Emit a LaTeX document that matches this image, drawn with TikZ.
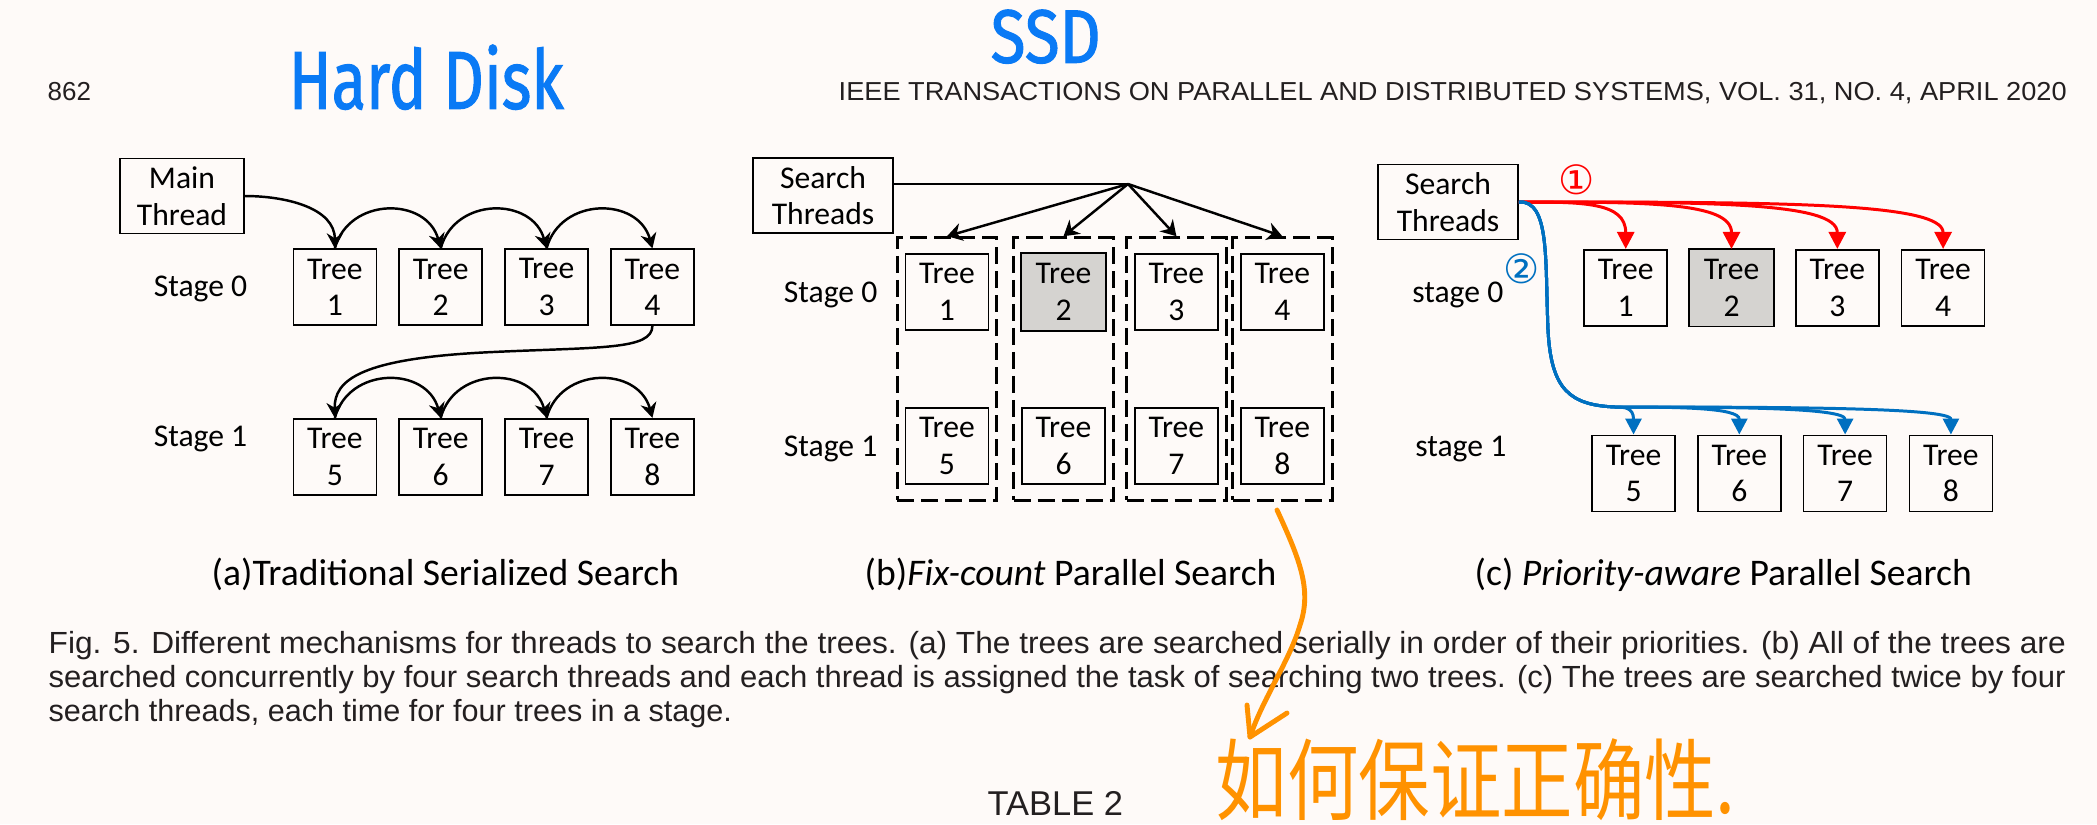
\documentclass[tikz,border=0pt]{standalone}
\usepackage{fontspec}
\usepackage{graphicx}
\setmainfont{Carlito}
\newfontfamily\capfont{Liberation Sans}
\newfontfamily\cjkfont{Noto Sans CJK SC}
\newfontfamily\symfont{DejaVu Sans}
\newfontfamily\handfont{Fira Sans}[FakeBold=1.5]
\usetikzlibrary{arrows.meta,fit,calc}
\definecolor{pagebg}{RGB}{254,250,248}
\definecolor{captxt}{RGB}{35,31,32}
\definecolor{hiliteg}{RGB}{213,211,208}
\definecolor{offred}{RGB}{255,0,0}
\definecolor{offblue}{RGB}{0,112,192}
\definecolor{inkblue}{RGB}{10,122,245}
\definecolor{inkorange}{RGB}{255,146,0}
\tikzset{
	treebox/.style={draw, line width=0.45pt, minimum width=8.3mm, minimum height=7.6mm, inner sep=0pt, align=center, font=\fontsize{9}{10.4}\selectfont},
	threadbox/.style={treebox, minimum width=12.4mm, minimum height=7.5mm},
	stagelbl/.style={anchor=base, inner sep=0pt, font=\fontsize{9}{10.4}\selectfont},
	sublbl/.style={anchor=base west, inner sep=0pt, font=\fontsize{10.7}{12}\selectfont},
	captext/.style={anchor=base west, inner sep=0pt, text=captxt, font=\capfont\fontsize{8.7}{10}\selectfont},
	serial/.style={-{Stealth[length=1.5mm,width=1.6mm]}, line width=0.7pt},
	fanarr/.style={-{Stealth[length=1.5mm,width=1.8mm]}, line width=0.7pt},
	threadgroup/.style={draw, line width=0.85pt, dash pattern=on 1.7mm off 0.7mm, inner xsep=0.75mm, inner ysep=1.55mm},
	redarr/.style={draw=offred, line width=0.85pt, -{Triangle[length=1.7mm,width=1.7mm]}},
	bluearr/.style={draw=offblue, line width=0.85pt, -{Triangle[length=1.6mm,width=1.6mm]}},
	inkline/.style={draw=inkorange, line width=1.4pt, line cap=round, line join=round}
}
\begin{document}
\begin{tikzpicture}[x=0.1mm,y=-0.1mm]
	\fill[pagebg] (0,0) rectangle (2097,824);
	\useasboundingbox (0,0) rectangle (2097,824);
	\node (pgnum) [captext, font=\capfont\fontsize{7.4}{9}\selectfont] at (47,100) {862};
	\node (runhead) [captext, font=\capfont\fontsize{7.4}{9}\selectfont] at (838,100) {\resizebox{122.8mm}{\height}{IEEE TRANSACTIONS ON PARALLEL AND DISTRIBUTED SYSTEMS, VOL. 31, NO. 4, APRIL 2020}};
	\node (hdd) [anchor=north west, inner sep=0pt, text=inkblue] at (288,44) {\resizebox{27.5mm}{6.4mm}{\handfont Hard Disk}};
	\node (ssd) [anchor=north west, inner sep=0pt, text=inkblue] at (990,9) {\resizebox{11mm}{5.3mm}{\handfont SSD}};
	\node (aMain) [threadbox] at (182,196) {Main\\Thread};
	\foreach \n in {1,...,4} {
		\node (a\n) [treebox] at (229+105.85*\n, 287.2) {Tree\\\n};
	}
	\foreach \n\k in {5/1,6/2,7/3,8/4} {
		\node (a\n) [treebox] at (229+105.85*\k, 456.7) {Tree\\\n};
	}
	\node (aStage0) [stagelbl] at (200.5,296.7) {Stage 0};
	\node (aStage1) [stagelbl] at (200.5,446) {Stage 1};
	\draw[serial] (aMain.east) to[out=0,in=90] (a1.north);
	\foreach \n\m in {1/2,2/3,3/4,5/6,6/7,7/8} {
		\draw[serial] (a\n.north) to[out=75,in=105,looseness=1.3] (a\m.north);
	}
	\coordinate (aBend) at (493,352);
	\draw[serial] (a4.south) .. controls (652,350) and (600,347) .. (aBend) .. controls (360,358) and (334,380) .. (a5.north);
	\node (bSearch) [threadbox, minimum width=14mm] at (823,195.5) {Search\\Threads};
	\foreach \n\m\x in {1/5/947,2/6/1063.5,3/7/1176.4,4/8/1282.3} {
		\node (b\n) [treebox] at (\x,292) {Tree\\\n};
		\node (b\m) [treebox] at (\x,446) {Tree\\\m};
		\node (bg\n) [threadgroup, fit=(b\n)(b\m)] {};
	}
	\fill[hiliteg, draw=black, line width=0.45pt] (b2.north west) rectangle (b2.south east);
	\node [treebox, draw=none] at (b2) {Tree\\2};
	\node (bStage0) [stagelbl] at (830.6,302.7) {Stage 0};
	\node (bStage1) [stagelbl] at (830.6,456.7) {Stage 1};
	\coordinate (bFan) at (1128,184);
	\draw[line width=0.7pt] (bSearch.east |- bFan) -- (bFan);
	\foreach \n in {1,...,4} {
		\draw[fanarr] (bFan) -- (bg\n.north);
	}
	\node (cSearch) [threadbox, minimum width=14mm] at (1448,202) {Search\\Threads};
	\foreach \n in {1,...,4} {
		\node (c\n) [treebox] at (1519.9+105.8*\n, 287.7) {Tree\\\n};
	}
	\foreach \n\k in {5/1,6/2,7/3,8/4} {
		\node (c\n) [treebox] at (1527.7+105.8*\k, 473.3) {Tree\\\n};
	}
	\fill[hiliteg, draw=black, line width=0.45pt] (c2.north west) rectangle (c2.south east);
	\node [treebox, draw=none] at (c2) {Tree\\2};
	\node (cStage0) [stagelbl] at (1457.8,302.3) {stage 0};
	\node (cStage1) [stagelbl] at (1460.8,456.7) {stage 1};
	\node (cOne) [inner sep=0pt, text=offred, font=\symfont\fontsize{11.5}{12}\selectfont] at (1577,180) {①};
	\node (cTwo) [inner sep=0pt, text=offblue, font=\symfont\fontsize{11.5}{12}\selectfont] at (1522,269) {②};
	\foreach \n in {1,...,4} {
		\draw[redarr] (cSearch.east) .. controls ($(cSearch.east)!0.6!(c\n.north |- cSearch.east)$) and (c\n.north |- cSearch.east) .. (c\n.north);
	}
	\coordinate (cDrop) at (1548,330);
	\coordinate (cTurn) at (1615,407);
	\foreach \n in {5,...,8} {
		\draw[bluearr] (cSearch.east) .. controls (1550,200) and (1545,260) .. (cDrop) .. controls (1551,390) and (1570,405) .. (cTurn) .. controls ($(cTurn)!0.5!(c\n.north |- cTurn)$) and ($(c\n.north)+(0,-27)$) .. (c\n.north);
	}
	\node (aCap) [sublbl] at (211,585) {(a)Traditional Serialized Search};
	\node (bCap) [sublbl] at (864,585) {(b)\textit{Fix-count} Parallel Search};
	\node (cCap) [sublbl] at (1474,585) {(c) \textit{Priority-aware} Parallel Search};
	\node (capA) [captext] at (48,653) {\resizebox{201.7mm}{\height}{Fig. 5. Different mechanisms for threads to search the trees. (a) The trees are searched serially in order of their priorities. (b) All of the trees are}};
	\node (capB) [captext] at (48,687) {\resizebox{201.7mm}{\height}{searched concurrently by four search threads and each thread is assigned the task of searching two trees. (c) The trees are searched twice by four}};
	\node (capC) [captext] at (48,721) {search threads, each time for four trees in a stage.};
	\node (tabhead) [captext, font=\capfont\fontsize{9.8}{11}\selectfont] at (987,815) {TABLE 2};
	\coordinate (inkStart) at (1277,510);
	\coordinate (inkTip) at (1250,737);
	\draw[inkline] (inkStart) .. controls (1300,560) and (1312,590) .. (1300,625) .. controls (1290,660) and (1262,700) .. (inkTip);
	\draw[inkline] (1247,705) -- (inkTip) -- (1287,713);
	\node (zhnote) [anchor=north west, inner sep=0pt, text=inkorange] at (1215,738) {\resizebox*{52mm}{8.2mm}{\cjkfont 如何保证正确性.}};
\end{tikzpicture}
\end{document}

○ ○ ○

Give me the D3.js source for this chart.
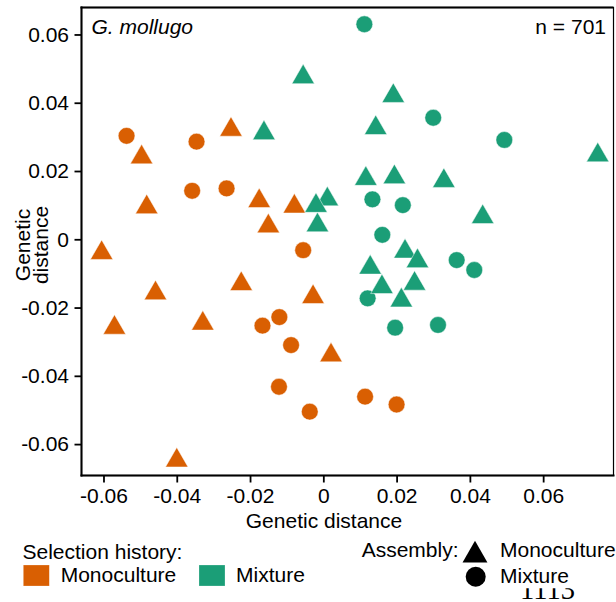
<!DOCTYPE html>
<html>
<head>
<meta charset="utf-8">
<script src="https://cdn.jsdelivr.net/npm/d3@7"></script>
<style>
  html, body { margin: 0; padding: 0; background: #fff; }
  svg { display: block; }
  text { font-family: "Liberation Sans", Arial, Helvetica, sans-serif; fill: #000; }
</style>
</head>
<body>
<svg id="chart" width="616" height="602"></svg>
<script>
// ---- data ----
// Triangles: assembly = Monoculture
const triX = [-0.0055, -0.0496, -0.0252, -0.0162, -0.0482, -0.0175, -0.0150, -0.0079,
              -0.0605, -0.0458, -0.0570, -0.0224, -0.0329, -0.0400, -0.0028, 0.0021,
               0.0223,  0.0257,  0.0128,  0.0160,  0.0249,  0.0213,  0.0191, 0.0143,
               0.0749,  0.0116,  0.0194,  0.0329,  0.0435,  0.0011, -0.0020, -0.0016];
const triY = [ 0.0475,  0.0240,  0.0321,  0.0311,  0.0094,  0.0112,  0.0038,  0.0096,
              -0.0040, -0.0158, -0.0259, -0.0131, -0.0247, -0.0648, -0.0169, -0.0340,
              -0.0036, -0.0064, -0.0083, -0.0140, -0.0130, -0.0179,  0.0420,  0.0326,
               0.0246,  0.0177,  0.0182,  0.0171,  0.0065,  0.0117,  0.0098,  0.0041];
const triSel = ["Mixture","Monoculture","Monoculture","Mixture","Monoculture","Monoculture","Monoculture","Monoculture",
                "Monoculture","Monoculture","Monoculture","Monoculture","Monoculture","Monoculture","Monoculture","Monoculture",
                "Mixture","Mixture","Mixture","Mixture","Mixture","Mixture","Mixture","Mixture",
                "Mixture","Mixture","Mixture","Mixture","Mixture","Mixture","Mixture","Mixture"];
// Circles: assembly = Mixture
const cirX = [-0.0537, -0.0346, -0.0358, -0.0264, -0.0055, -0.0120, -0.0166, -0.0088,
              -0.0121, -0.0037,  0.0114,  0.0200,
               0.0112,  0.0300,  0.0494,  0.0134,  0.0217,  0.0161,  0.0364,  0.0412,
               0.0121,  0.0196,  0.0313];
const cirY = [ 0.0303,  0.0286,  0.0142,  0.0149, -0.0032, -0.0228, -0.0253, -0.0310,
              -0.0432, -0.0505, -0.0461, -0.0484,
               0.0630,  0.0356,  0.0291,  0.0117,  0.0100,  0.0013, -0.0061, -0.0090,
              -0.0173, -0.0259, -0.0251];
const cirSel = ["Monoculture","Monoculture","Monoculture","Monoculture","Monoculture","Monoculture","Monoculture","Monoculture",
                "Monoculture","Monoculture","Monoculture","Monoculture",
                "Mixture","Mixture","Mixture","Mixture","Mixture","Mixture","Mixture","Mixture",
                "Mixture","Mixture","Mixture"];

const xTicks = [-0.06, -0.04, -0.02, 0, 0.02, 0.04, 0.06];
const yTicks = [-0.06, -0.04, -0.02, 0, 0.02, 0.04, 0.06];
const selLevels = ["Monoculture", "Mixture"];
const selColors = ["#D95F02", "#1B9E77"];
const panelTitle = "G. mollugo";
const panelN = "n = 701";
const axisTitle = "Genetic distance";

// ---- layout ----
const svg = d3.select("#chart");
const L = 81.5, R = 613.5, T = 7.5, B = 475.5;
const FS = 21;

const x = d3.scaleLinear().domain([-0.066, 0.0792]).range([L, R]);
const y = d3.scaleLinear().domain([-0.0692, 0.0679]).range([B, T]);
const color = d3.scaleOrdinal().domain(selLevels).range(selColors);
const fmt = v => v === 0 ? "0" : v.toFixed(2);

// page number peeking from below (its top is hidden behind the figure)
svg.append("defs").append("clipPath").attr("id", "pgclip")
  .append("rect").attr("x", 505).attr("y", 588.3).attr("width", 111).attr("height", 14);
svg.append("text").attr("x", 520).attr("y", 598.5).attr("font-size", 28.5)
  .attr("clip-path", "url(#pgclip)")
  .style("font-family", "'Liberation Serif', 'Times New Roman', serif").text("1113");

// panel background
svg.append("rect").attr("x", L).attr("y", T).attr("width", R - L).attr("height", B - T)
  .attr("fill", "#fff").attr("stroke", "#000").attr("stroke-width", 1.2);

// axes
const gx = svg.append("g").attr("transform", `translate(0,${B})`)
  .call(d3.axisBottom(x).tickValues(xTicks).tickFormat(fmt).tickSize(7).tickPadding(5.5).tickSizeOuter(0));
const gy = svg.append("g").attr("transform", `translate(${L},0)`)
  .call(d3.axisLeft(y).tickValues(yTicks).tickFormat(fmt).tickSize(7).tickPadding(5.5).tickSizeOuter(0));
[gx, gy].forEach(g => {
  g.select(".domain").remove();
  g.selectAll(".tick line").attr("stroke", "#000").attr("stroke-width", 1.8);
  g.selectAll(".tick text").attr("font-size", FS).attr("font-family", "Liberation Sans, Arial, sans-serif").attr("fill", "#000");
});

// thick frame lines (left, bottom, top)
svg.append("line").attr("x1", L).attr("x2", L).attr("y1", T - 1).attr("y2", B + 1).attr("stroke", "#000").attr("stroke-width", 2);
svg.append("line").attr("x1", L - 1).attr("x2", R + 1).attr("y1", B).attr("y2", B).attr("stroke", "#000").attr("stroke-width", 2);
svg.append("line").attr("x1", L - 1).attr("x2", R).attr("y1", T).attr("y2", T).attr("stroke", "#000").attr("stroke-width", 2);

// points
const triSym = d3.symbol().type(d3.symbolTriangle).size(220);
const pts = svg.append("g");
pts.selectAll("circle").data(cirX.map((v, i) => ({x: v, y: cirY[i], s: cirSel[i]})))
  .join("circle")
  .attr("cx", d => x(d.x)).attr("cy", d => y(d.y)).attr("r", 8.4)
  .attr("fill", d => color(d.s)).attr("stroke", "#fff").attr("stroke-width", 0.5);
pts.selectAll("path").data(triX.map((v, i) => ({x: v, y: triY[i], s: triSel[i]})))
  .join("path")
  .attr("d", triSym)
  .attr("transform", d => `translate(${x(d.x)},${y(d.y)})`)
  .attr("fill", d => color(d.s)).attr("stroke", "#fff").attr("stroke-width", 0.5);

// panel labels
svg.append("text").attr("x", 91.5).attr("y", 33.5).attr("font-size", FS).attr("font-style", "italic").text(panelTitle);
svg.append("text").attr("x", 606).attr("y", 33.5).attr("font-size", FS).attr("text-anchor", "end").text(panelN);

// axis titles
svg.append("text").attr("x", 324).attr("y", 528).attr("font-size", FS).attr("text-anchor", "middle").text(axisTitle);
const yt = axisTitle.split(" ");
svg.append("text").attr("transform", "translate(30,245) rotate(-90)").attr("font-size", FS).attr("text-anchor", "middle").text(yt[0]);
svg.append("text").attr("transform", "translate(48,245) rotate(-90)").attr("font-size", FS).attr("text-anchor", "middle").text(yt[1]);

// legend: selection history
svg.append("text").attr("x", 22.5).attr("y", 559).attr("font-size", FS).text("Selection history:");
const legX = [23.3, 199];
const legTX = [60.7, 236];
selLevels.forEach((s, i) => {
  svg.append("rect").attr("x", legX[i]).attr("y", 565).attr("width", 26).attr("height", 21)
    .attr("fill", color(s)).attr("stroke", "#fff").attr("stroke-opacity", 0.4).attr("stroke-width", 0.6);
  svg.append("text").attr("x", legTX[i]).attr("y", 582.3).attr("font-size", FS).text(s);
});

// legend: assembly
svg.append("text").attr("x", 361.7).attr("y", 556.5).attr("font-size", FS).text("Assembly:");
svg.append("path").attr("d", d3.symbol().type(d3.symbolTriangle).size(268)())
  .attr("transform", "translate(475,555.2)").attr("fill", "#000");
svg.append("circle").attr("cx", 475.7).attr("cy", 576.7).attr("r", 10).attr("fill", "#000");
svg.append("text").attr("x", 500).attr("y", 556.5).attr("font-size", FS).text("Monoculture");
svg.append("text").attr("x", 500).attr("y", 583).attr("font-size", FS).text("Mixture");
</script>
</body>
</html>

○ ○ ○

Description of the task: Report the number of lines in the listing where the string "chart" appears, and nothing besides.

Written solution: 3